Everywhere they went they were treated with suspicion, since so many boys had been recruited to be rebels. They were just stray refugees trying to get away from the fighting. A couple of times they were brought before tribal chiefs and were very nearly executed as spies.

After months of travel by foot and occasional stops in friendly villages, they reached what they hoped was a peaceful community when they were captured by army forces and pressed into service. The process of brutalizing the boys, plying them with drugs so they would act in robotic fashion, and the unspeakable acts of violence that they were forced to commit make this book a difficult, but very powerful read.

Eventually, Ishmael and several other boys are mustered out of the military by a UNICEF inspector, and given a second chance to be children at a school for rehabilitated war orphans in Freetown, Sierra Leone. Eventually, Ishmael is repatriated with his uncle's family on the outskirts of the city. Ishmael is chosen to go to New York City to attend a conference on child soldiers and meets the woman who will eventually bring him to the U.S. permanently and adopt him.

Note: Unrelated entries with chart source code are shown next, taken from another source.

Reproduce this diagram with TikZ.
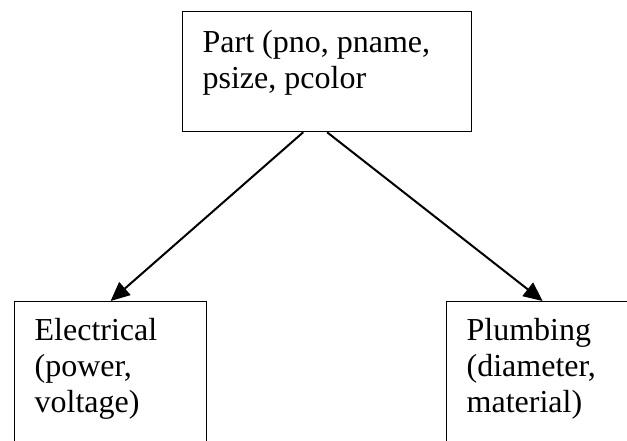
\documentclass[tikz,border=0pt]{standalone}
\usepackage{fontspec}
\setmainfont{Liberation Serif}
\usepackage{tikz}
\usetikzlibrary{arrows.meta, positioning}

\begin{document}
\begin{tikzpicture}[x=1pt,y=-1pt,
  entity/.style={draw,line width=1.3pt,anchor=north west,inner xsep=20pt,inner ysep=0pt,
    font=\fontsize{32}{36}\selectfont},
  isa/.style={-{Triangle[length=19pt,width=17pt]},line width=2pt}]
\useasboundingbox (0,0) rectangle (627,441);

\node[entity] (part) at (182,11) {
\begin{minipage}[c][120pt][t]{249pt}
\rule{0pt}{41pt}Part (pno, pname,\\
psize, pcolor
\end{minipage}
};

\node[entity] (elec) at (14,301) {
\begin{minipage}[c][200pt][t]{152pt}
\rule{0pt}{39pt}Electrical\\
(power,\\
voltage)
\end{minipage}
};

\node[entity] (plumb) at (446,301) {
\begin{minipage}[c][200pt][t]{152pt}
\rule{0pt}{39pt}Plumbing\\
(diameter,\\
material)
\end{minipage}
};

\draw[isa] ([xshift=-24pt]part.south) -- (elec.north);
\draw[isa] (part.south) -- (plumb.north);
\end{tikzpicture}
\end{document}
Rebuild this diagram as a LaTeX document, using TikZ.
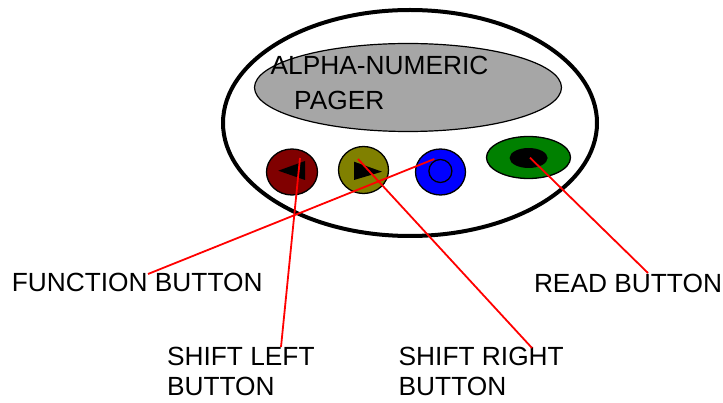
\documentclass[tikz,border=0pt]{standalone}
\usepackage{fontspec}
\setmainfont{Liberation Sans}
\usetikzlibrary{shapes.geometric}
\definecolor{screengray}{HTML}{A6A6A6}
\definecolor{btnred}{HTML}{800000}
\definecolor{btnolive}{HTML}{808000}
\definecolor{btnblue}{HTML}{0000FF}
\definecolor{btngreen}{HTML}{008000}
\begin{document}
\begin{tikzpicture}[x=1pt,y=-1pt,
  btn/.style={ellipse, draw=black, line width=1.3pt, inner sep=0pt},
  lbl/.style={anchor=base west, inner sep=0pt, align=left, font=\fontsize{26.3}{30}\selectfont},
  lead/.style={draw=red, line width=1.8pt}]
\useasboundingbox (0,0) rectangle (723,403);
% body
\node[ellipse, draw=black, fill=white, line width=4pt, minimum width=374pt, minimum height=226pt, inner sep=0pt] (body) at (410,123) {};
\node[ellipse, draw=black, fill=screengray, line width=1.2pt, minimum width=307pt, minimum height=88pt, inner sep=0pt] (screen) at (408,87.5) {};
\node[lbl] (title1) at (270.5,75) {ALPHA-NUMERIC};
\node[lbl] (title2) at (294,110) {PAGER};
% buttons
\node[btn, fill=btnred, minimum width=51pt, minimum height=46pt] (leftb) at (292,172) {};
\node[btn, fill=btnolive, minimum width=50pt, minimum height=47pt] (rightb) at (363.5,170) {};
\node[btn, fill=btnblue, minimum width=50pt, minimum height=46pt] (funcb) at (440.5,172) {};
\node[btn, fill=btngreen, minimum width=84pt, minimum height=42pt] (readb) at (528.5,157.5) {};
\node[ellipse, fill=black, minimum width=38pt, minimum height=20pt, inner sep=0pt] (readin) at (528.6,158) {};
\node[circle, draw=black, line width=1.3pt, minimum size=23pt, inner sep=0pt] (funcin) at (440.4,171) {};
\fill[black] (278.3,170.7) -- (305,161) -- (305,180) -- cycle;
\fill[black] (354,161.7) -- (354,180) -- (382,171.7) -- cycle;
% leader ends
\coordinate (leftp) at (300,158);
\coordinate (rightp) at (358,159);
\coordinate (funcp) at (434.3,159);
\coordinate (readp) at (530,157.7);
% labels
\node[lbl] (funcl) at (11.6,291.7) {FUNCTION BUTTON};
\node[lbl] (readl) at (533.8,292.7) {READ BUTTON};
\node[lbl] (leftl) at (166.8,395) {SHIFT LEFT\\BUTTON};
\node[lbl] (rightl) at (398.5,395) {SHIFT RIGHT\\BUTTON};
\coordinate (funce) at (148,274);
\coordinate (reade) at (648,273);
\coordinate (lefte) at (281,347);
\coordinate (righte) at (532,348);
% leaders
\path[lead] (funce) -- (funcp);
\path[lead] (lefte) -- (leftp);
\path[lead] (righte) -- (rightp);
\path[lead] (reade) -- (readp);
\end{tikzpicture}
\end{document}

Before the happy ending, though, is more fighting, this time, within Freetown, which sets the boy to fleeing again several months after he returns to Sierra Leone. A harrowing journey to Guinea leads eventually to a chance to contact his benefactress in New York City and a new life.

The memoir is a remarkable piece of writing for someone who spoke primarily Krio, an old slave version of English brought to Sierra Leone by the black colonists from America who settled the land in the late 1700s. Ishmael was able to complete his high school education in New York once he emigrated, and then attended Oberlin College in Ohio.

He is still a very young man, in his late 20s, and is working in the field of humanitarian relief.

This book was chosen as the One Community, One Book selection for this year in Iowa City, and it has been a very inspirational, and thought-provoking choice.

Liz Nichols

Friday, October 3, 2008

"The Black Dove" by Steve Hockensmith

For those who like mysteries with an American wild west twist, "The Black Dove" may be just your read. The author incorporates some important historical insights about the Asian slave trade in the United States and the way young Chinese girls were sold by their families or tricked into coming to the U.S. and then made to work in Chinatown brothels or sold into marriage in San Francisco and other big cities.

The story takes place in San Francisco in the 1890s where cowpokes turned PIs, Otto and Gustav Amlingmeyer, team up with former Union Pacific PI, Diana Corvus, to figure out who killed Gee Woo Chan and where the brothel slave, Hok Gup (the Black Dove) has gone.

At times the plot feels like a Keystone Cops chase. At times it reminds me of a Chinese version of the movie "The Streets of New York." At times it feels like a melodrama. That is probably intentional, since the narrator, Otto Amlingmeyer is a budding dime novelist and gets good news about the publication of one of his stories toward the end of the book.

I look forward to reading more about the Amlingmeyer brothers and hope they team up again with the intrepid Diana.